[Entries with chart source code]
────
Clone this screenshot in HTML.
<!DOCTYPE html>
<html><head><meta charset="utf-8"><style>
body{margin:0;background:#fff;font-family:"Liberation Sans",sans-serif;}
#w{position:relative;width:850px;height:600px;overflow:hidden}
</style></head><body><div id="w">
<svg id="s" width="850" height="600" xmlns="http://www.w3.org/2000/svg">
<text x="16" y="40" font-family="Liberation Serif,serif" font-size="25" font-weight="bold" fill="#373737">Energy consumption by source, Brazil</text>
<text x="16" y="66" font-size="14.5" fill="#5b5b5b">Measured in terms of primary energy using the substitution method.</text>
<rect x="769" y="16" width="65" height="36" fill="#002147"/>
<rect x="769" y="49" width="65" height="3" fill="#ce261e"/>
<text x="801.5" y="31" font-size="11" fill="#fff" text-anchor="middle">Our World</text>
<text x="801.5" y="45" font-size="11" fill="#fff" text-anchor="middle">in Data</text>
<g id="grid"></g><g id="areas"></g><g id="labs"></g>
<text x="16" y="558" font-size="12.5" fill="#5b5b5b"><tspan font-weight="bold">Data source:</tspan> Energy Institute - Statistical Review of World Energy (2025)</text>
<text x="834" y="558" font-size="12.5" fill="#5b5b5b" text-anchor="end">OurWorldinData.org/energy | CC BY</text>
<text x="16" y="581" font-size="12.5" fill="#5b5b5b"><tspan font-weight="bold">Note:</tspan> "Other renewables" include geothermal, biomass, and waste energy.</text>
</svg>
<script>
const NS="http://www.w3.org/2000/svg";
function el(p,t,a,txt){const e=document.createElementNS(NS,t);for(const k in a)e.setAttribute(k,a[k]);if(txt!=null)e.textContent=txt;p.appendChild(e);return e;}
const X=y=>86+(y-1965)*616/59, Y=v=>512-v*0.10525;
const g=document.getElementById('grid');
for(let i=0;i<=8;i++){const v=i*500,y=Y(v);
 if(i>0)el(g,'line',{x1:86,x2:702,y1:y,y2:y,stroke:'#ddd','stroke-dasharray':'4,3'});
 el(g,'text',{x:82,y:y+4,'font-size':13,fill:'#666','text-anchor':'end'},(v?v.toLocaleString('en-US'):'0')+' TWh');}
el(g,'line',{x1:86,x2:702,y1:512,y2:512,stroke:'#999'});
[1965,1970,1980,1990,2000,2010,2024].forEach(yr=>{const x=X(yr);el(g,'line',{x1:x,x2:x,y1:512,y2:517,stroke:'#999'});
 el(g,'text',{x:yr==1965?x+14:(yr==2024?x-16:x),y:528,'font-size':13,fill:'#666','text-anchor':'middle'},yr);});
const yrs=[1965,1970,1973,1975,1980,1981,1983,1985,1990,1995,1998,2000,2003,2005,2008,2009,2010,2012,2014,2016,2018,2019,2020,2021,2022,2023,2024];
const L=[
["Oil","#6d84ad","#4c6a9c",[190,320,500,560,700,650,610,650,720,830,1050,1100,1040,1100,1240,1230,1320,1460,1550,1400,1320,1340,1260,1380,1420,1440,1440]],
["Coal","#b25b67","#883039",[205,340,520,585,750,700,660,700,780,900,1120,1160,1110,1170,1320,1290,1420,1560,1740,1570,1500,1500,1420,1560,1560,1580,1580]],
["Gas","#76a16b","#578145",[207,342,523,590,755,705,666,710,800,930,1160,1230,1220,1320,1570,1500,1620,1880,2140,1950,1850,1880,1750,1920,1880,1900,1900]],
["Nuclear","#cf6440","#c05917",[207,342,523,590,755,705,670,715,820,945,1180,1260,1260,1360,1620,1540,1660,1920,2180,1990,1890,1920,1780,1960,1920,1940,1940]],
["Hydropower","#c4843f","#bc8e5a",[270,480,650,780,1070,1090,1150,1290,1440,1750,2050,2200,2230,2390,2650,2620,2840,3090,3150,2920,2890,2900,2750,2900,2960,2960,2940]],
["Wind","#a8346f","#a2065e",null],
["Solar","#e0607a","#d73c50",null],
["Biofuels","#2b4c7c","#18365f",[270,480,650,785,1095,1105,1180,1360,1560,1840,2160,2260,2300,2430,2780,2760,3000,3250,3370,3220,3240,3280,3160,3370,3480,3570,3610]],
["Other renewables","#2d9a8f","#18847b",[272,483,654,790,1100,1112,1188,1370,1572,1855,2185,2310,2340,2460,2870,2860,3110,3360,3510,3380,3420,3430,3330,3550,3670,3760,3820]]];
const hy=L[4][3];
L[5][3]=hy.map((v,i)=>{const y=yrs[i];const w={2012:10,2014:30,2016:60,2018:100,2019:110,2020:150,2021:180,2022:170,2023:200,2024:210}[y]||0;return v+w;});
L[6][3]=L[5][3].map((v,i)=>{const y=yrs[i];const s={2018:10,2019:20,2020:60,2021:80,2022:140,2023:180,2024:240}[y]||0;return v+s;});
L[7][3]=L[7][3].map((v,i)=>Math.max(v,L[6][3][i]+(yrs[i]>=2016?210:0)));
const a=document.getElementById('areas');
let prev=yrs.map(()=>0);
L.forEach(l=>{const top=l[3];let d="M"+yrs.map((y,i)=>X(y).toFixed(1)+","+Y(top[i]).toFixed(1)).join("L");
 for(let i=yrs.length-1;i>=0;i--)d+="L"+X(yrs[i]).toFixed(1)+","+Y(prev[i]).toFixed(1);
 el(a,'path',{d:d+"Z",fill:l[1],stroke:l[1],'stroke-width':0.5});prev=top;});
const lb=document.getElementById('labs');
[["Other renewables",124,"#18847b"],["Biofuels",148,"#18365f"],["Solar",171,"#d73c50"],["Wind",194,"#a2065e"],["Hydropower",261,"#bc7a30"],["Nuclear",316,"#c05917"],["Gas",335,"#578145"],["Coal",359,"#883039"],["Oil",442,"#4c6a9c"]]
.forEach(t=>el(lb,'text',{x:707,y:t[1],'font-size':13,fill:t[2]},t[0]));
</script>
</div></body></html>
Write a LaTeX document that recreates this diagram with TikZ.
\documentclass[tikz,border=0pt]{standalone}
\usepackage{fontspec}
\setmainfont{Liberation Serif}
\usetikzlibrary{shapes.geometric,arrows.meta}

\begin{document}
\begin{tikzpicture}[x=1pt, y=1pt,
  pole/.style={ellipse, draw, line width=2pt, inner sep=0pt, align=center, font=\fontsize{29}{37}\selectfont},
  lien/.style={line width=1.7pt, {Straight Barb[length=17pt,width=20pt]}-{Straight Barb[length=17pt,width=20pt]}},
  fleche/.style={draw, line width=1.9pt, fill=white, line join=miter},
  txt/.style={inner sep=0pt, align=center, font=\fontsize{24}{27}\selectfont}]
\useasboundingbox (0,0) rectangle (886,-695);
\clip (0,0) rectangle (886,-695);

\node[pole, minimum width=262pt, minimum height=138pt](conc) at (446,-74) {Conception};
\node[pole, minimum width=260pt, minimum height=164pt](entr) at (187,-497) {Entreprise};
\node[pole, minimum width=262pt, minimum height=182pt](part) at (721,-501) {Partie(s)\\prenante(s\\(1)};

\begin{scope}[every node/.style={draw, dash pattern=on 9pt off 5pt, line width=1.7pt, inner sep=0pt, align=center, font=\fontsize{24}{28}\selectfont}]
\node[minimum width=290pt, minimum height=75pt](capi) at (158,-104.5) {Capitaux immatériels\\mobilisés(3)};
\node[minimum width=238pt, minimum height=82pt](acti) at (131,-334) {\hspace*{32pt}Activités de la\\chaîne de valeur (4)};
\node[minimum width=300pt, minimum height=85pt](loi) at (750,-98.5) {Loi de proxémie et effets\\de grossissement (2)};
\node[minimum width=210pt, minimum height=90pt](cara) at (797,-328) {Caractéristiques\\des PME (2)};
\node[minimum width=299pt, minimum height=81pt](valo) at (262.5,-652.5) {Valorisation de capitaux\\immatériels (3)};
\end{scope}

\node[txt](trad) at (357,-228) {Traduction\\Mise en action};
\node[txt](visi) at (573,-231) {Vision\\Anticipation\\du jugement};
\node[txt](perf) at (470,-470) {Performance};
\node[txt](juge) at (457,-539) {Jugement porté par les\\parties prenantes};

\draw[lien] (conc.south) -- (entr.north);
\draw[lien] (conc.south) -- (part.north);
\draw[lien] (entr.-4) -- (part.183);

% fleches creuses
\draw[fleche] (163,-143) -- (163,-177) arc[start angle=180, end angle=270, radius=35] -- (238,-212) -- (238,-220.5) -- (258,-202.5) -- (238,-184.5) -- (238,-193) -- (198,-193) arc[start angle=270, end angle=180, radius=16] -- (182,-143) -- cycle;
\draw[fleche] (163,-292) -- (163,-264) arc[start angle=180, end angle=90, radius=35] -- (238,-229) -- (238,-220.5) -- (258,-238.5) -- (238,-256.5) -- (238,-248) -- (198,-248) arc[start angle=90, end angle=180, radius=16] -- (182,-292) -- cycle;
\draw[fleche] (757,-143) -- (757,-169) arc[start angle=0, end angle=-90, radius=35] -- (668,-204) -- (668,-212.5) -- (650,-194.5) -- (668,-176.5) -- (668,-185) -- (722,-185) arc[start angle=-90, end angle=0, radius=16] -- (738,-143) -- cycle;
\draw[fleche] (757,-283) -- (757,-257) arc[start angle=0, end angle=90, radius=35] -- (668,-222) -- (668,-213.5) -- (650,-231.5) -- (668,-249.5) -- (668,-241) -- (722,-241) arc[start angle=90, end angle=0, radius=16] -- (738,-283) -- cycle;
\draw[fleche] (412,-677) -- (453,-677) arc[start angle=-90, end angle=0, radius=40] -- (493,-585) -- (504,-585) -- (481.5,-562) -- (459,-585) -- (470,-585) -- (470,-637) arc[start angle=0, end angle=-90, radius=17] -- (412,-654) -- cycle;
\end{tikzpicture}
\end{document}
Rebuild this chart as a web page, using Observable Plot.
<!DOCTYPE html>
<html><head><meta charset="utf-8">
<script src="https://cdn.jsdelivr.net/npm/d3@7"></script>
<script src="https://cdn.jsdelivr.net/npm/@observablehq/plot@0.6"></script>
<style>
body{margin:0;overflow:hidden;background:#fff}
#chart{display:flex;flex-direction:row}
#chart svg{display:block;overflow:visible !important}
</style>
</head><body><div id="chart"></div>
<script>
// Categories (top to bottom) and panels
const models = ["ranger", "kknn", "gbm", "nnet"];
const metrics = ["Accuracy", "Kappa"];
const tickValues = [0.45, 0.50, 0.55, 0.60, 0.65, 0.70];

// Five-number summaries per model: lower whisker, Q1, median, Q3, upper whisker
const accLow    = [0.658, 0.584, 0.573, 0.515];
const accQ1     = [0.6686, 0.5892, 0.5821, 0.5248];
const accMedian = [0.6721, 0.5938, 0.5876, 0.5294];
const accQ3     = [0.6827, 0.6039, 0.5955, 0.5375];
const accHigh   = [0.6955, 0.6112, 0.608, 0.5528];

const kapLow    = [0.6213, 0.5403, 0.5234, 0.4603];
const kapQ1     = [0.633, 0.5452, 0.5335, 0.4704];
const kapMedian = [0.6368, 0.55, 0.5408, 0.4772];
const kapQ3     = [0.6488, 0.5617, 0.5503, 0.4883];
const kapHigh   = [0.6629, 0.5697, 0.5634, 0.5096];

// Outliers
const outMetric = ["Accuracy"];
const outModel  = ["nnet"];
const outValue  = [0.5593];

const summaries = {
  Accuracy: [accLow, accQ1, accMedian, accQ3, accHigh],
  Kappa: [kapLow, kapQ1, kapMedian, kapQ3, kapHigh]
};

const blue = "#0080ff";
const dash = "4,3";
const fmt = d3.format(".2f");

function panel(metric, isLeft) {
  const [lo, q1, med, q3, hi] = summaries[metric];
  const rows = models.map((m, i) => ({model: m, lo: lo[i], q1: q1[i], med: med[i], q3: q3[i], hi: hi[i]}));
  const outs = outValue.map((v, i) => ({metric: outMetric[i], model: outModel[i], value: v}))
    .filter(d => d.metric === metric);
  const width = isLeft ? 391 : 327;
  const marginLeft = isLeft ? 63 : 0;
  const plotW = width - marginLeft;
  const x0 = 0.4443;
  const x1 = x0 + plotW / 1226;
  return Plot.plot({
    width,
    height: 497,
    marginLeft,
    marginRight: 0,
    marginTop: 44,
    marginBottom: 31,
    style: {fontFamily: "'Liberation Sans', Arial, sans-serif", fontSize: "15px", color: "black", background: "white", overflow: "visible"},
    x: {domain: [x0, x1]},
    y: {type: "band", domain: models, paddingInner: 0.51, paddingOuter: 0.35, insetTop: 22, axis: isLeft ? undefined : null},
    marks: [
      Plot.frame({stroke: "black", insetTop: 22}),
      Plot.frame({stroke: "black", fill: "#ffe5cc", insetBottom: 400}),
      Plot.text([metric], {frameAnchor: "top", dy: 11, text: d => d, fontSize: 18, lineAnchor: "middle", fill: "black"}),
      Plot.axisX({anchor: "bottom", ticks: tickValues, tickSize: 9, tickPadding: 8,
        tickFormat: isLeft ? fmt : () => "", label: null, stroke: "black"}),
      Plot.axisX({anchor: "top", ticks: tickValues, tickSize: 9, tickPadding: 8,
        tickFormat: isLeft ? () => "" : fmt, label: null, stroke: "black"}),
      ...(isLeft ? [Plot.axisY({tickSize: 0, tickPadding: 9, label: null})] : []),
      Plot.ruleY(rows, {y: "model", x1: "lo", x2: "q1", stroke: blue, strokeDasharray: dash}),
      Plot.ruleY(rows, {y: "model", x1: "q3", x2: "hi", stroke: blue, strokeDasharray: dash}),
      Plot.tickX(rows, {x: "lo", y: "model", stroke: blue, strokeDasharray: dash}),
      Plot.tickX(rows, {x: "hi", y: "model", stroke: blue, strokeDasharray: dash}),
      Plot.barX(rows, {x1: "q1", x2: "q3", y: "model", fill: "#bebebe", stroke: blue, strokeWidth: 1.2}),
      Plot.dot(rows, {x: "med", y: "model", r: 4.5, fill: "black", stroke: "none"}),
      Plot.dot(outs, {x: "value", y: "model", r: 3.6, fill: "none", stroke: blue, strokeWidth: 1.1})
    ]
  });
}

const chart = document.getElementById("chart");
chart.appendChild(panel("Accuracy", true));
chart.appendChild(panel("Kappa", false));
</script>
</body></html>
────
- _What you are asked to do_
All lines in the listing above from the line containing "Rebuild this chart" to the line containing "0.6112, 0.608, 0.5528];", inclusive, should be retyped exactly; no other lines should appear.

- _Written response_
Rebuild this chart as a web page, using Observable Plot.
<!DOCTYPE html>
<html><head><meta charset="utf-8">
<script src="https://cdn.jsdelivr.net/npm/d3@7"></script>
<script src="https://cdn.jsdelivr.net/npm/@observablehq/plot@0.6"></script>
<style>
body{margin:0;overflow:hidden;background:#fff}
#chart{display:flex;flex-direction:row}
#chart svg{display:block;overflow:visible !important}
</style>
</head><body><div id="chart"></div>
<script>
// Categories (top to bottom) and panels
const models = ["ranger", "kknn", "gbm", "nnet"];
const metrics = ["Accuracy", "Kappa"];
const tickValues = [0.45, 0.50, 0.55, 0.60, 0.65, 0.70];

// Five-number summaries per model: lower whisker, Q1, median, Q3, upper whisker
const accLow    = [0.658, 0.584, 0.573, 0.515];
const accQ1     = [0.6686, 0.5892, 0.5821, 0.5248];
const accMedian = [0.6721, 0.5938, 0.5876, 0.5294];
const accQ3     = [0.6827, 0.6039, 0.5955, 0.5375];
const accHigh   = [0.6955, 0.6112, 0.608, 0.5528];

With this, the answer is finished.